* The exercise *
All of the material should be reproduced exactly, with pictures left out.
+-------+
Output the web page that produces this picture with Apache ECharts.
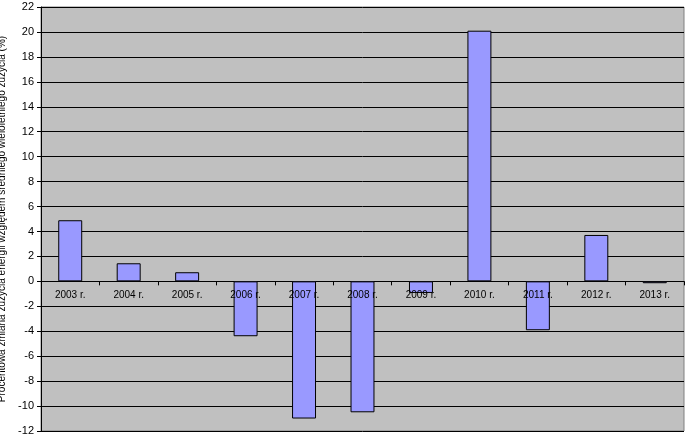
<!DOCTYPE html>
<html><head><meta charset="utf-8">
<script src="https://cdn.jsdelivr.net/npm/echarts@6/dist/echarts.min.js"></script>
<style>html,body{margin:0;padding:0;background:#fff}#c{width:689px;height:438px}</style>
</head><body><div id="c"></div>
<script>
const categories = ['2003 r.','2004 r.','2005 r.','2006 r.','2007 r.','2008 r.','2009 r.','2010 r.','2011 r.','2012 r.','2013 r.'];
const values = [4.9, 1.45, 0.73, -4.4, -11.0, -10.5, -0.93, 20.1, -3.92, 3.72, -0.15];
const yTitle = 'Procentowa zmiana zużycia energii względem średniego wieloletniego zużycia (%)';

// zero-height helper marks that carry the category labels just below the zero line
const labelAnchors = categories.map(() => 0);

const chart = echarts.init(document.getElementById('c'));
chart.setOption({
  animation: false,
  backgroundColor: '#ffffff',
  textStyle: { fontFamily: 'Liberation Sans, Arial, sans-serif' },
  grid: { left: 41, right: 5, top: 7, bottom: 7, containLabel: false, outerBoundsMode: 'none', show: true, backgroundColor: '#C0C0C0', borderColor: '#808080', borderWidth: 1 },
  xAxis: {
    type: 'category', data: categories,
    axisLine: { onZero: true, lineStyle: { color: '#000', width: 1 } },
    axisTick: { show: true, alignWithLabel: false, length: 4, lineStyle: { color: '#000' } },
    axisLabel: { show: false },
    splitLine: { show: false }
  },
  yAxis: {
    type: 'value', min: -12, max: 22, interval: 2,
    name: yTitle, nameLocation: 'middle', nameRotate: 90, nameGap: 33,
    nameTextStyle: { color: '#000', fontSize: 10 },
    axisLine: { show: true, lineStyle: { color: '#000' } },
    axisTick: { show: true, length: 4, lineStyle: { color: '#000' } },
    axisLabel: { color: '#000', fontSize: 11, margin: 7 },
    splitLine: { show: true, lineStyle: { color: '#000', width: 1 } }
  },
  series: [{
    type: 'bar', data: values, barWidth: '41%', z: 2,
    itemStyle: { color: '#9999FF', borderColor: '#000', borderWidth: 1 }
  }, {
    type: 'bar', data: labelAnchors, barWidth: '41%', barGap: '-100%', z: 5,
    itemStyle: { color: 'rgba(0,0,0,0)', borderWidth: 0 },
    label: { show: true, position: 'bottom', distance: 9, formatter: '{b}', color: '#000', fontSize: 10 },
    silent: true
  }]
});
</script></body></html>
+-------+
* Result of this exercise *
Output the web page that produces this picture with Apache ECharts.
<!DOCTYPE html>
<html><head><meta charset="utf-8">
<script src="https://cdn.jsdelivr.net/npm/echarts@6/dist/echarts.min.js"></script>
<style>html,body{margin:0;padding:0;background:#fff}#c{width:689px;height:438px}</style>
</head><body><div id="c"></div>
<script>
const categories = ['2003 r.','2004 r.','2005 r.','2006 r.','2007 r.','2008 r.','2009 r.','2010 r.','2011 r.','2012 r.','2013 r.'];
const values = [4.9, 1.45, 0.73, -4.4, -11.0, -10.5, -0.93, 20.1, -3.92, 3.72, -0.15];
const yTitle = 'Procentowa zmiana zużycia energii względem średniego wieloletniego zużycia (%)';

// zero-height helper marks that carry the category labels just below the zero line
const labelAnchors = categories.map(() => 0);

const chart = echarts.init(document.getElementById('c'));
chart.setOption({
  animation: false,
  backgroundColor: '#ffffff',
  textStyle: { fontFamily: 'Liberation Sans, Arial, sans-serif' },
  grid: { left: 41, right: 5, top: 7, bottom: 7, containLabel: false, outerBoundsMode: 'none', show: true, backgroundColor: '#C0C0C0', borderColor: '#808080', borderWidth: 1 },
  xAxis: {
    type: 'category', data: categories,
    axisLine: { onZero: true, lineStyle: { color: '#000', width: 1 } },
    axisTick: { show: true, alignWithLabel: false, length: 4, lineStyle: { color: '#000' } },
    axisLabel: { show: false },
    splitLine: { show: false }
  },
  yAxis: {
    type: 'value', min: -12, max: 22, interval: 2,
    name: yTitle, nameLocation: 'middle', nameRotate: 90, nameGap: 33,
    nameTextStyle: { color: '#000', fontSize: 10 },
    axisLine: { show: true, lineStyle: { color: '#000' } },
    axisTick: { show: true, length: 4, lineStyle: { color: '#000' } },
    axisLabel: { color: '#000', fontSize: 11, margin: 7 },
    splitLine: { show: true, lineStyle: { color: '#000', width: 1 } }
  },
  series: [{
    type: 'bar', data: values, barWidth: '41%', z: 2,
    itemStyle: { color: '#9999FF', borderColor: '#000', borderWidth: 1 }
  }, {
    type: 'bar', data: labelAnchors, barWidth: '41%', barGap: '-100%', z: 5,
    itemStyle: { color: 'rgba(0,0,0,0)', borderWidth: 0 },
    label: { show: true, position: 'bottom', distance: 9, formatter: '{b}', color: '#000', fontSize: 10 },
    silent: true
  }]
});
</script></body></html>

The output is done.